_Exercise objective_: Reproduce exactly, with no pictures, each line from the opening of the material down through the line containing "0.0419, 0.0249, 0.0347]".

_Data excerpt_:
━━━━━━━━━━━━━━━━━━━━

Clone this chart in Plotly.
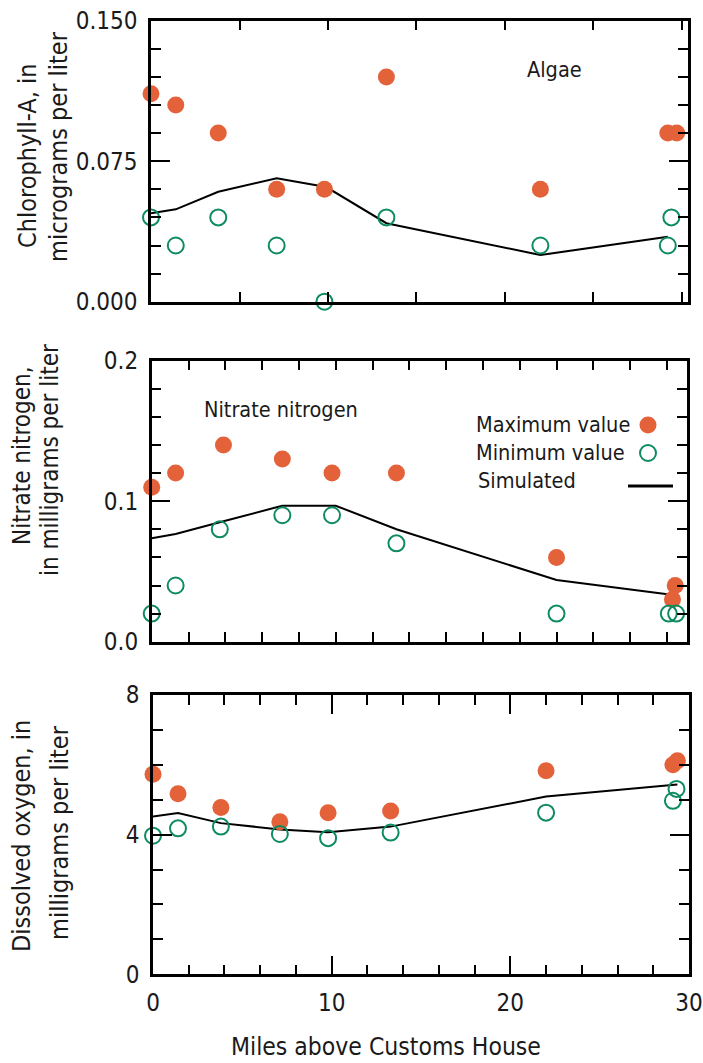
import plotly.graph_objects as go

# ---- Chlorophyll-A (algae) ----
chl_max_miles = [0, 1.4, 3.8, 7.1, 9.8, 13.3, 22.0, 29.2, 29.7]
chl_max = [0.111, 0.105, 0.090, 0.060, 0.060, 0.120, 0.060, 0.090, 0.090]
chl_min_miles = [0, 1.4, 3.8, 7.1, 9.8, 13.3, 22.0, 29.4, 29.2]
chl_min = [0.045, 0.030, 0.045, 0.030, 0.000, 0.045, 0.030, 0.045, 0.030]
chl_sim_miles = [0, 1.4, 3.8, 7.1, 9.9, 13.3, 22.0, 29.2]
chl_sim = [0.0472, 0.0493, 0.0587, 0.0659, 0.0612, 0.0419, 0.0249, 0.0347]

# ---- Nitrate nitrogen ----
no3_max_miles = [0, 1.3, 3.9, 7.1, 9.8, 13.3, 22.0, 28.3, 28.45]
no3_max = [0.11, 0.12, 0.14, 0.13, 0.12, 0.12, 0.06, 0.03, 0.04]
no3_min_miles = [0, 1.3, 3.7, 7.1, 9.8, 13.3, 22.0, 28.1, 28.5]
no3_min = [0.02, 0.04, 0.08, 0.09, 0.09, 0.07, 0.02, 0.02, 0.02]
no3_sim_miles = [0, 1.3, 3.9, 7.1, 10.0, 13.3, 22.0, 28.35]
no3_sim = [0.0736, 0.0767, 0.0857, 0.0968, 0.0968, 0.0800, 0.0439, 0.0332]

# ---- Dissolved oxygen ----
do_max_miles = [0, 1.4, 3.8, 7.1, 9.8, 13.3, 22.0, 29.1, 29.35]
do_max = [5.73, 5.17, 4.78, 4.37, 4.63, 4.68, 5.83, 6.00, 6.12]
do_min_miles = [0, 1.4, 3.8, 7.1, 9.8, 13.3, 22.0, 29.1, 29.3]
do_min = [3.97, 4.18, 4.23, 4.02, 3.90, 4.06, 4.63, 4.97, 5.31]
do_sim_miles = [0, 1.4, 3.8, 7.1, 9.8, 13.3, 22.0, 29.35]
do_sim = [4.52, 4.62, 4.33, 4.15, 4.07, 4.23, 5.09, 5.44]

x_tick_vals = [0, 10, 20, 30]
x_tick_text = ["0", "10", "20", "30"]

ORANGE = "#E3623A"
GREEN = "#0E8B5F"
INK = "#1a1a1a"
FONT = "Liberation Sans Narrow, DejaVu Sans Condensed, Arial Narrow, sans-serif"
W, H = 703, 1063


def px(x):
    return x / W


def py(y):
    return 1 - y / H


fig = go.Figure()

panels = [
    ("x3", "y3", chl_max_miles, chl_max, chl_min_miles, chl_min, chl_sim_miles, chl_sim),
    ("x2", "y2", no3_max_miles, no3_max, no3_min_miles, no3_min, no3_sim_miles, no3_sim),
    ("x", "y", do_max_miles, do_max, do_min_miles, do_min, do_sim_miles, do_sim),
]

for xa, ya, mx, my, nx, ny, sx, sy in panels:
    fig.add_trace(go.Scatter(x=sx, y=sy, xaxis=xa, yaxis=ya, mode="lines",
                             line=dict(color="black", width=2), cliponaxis=False,
                             showlegend=False, hoverinfo="skip"))
    fig.add_trace(go.Scatter(x=mx, y=my, xaxis=xa, yaxis=ya, mode="markers",
                             marker=dict(size=17, color=ORANGE, line=dict(width=0)),
                             cliponaxis=False, showlegend=False))
    fig.add_trace(go.Scatter(x=nx, y=ny, xaxis=xa, yaxis=ya, mode="markers",
                             marker=dict(size=16, color="rgba(0,0,0,0)",
                                         line=dict(color=GREEN, width=2)),
                             cliponaxis=False, showlegend=False))

common_axis = dict(showline=True, linecolor="black", linewidth=2.5, mirror="ticks",
                   ticks="inside", ticklen=19, tickwidth=2, tickcolor="black",
                   showgrid=False, zeroline=False, fixedrange=True, automargin=False,
                   tickfont=dict(family=FONT, size=24, color=INK))


def xaxis(domain, rng, minor_dtick, labels):
    d = dict(common_axis)
    d.update(domain=domain, range=rng, tickmode="array", tickvals=x_tick_vals,
             ticktext=x_tick_text if labels else [""] * 4,
             showticklabels=labels, ticklabelstandoff=5,
             minor=dict(dtick=minor_dtick, ticks="inside", ticklen=10, tickwidth=2,
                        tickcolor="black", showgrid=False))
    return d


def yaxis(domain, rng, dtick, minor_dtick, fmt):
    d = dict(common_axis)
    d.update(domain=domain, range=rng, dtick=dtick, tick0=0, tickformat=fmt,
             ticklabelstandoff=6,
             minor=dict(dtick=minor_dtick, ticks="inside", ticklen=10, tickwidth=2,
                        tickcolor="black", showgrid=False))
    return d


fig.update_layout(
    width=W, height=H, margin=dict(l=0, r=0, t=0, b=0, autoexpand=False),
    paper_bgcolor="white", plot_bgcolor="white", showlegend=False,
    font=dict(family=FONT, color=INK),
    xaxis3=xaxis([px(151), px(688)], [0, 30.34], 5, False),
    yaxis3=yaxis([py(301.7), py(20.7)], [0, 0.15], 0.075, 0.015, ".3f"),
    xaxis2=xaxis([px(151.7), px(687)], [0, 29.09], 2, False),
    yaxis2=yaxis([py(641.7), py(360.7)], [0, 0.2], 0.1, 0.02, ".1f"),
    xaxis=xaxis([px(153), px(689)], [0, 30], 2, True),
    yaxis=yaxis([py(974.3), py(695)], [0, 8], 4, 1, "d"),
)
fig.layout.xaxis3.anchor = "y3"
fig.layout.yaxis3.anchor = "x3"
fig.layout.xaxis2.anchor = "y2"
fig.layout.yaxis2.anchor = "x2"


def note(text, x, y, size, angle=0, xanchor="center"):
    fig.add_annotation(text=text, x=px(x), y=py(y), xref="paper", yref="paper",
                       showarrow=False, textangle=angle, xanchor=xanchor,
                       yanchor="middle", font=dict(family=FONT, size=size, color=INK))


# axis titles
note("Chlorophyll-A, in", 27, 156, 25, -90)
note("micrograms per liter", 58, 147, 25, -90)
note("Nitrate nitrogen,", 22, 456, 24, -90)
note("in milligrams per liter", 50, 460, 24, -90)
note("Dissolved oxygen, in", 21, 836, 25, -90)
note("milligrams per liter", 59, 833, 25, -90)
note("Miles above Customs House", 386, 1046, 24.5)

# panel labels
note("Algae", 554, 69, 21.5)
note("Nitrate nitrogen", 281, 409, 21.5)

# key
note("Maximum value", 474, 424, 21.5, xanchor="left")
note("Minimum value", 474, 452, 21.5, xanchor="left")
note("Simulated", 476, 480, 21.5, xanchor="left")
fig.add_shape(type="circle", xref="paper", yref="paper", xsizemode="pixel", ysizemode="pixel",
              xanchor=px(648), yanchor=py(425), x0=-8.5, x1=8.5, y0=-8.5, y1=8.5,
              fillcolor=ORANGE, line=dict(width=0))
fig.add_shape(type="circle", xref="paper", yref="paper", xsizemode="pixel", ysizemode="pixel",
              xanchor=px(648), yanchor=py(453), x0=-8, x1=8, y0=-8, y1=8,
              fillcolor="rgba(0,0,0,0)", line=dict(color=GREEN, width=2))
fig.add_shape(type="line", xref="paper", yref="paper",
              x0=px(628), x1=px(673), y0=py(486), y1=py(486),
              line=dict(color="black", width=3))

fig.write_html("out.html")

━━━━━━━━━━━━━━━━━━━━

_Solution below_:
Clone this chart in Plotly.
import plotly.graph_objects as go

# ---- Chlorophyll-A (algae) ----
chl_max_miles = [0, 1.4, 3.8, 7.1, 9.8, 13.3, 22.0, 29.2, 29.7]
chl_max = [0.111, 0.105, 0.090, 0.060, 0.060, 0.120, 0.060, 0.090, 0.090]
chl_min_miles = [0, 1.4, 3.8, 7.1, 9.8, 13.3, 22.0, 29.4, 29.2]
chl_min = [0.045, 0.030, 0.045, 0.030, 0.000, 0.045, 0.030, 0.045, 0.030]
chl_sim_miles = [0, 1.4, 3.8, 7.1, 9.9, 13.3, 22.0, 29.2]
chl_sim = [0.0472, 0.0493, 0.0587, 0.0659, 0.0612, 0.0419, 0.0249, 0.0347]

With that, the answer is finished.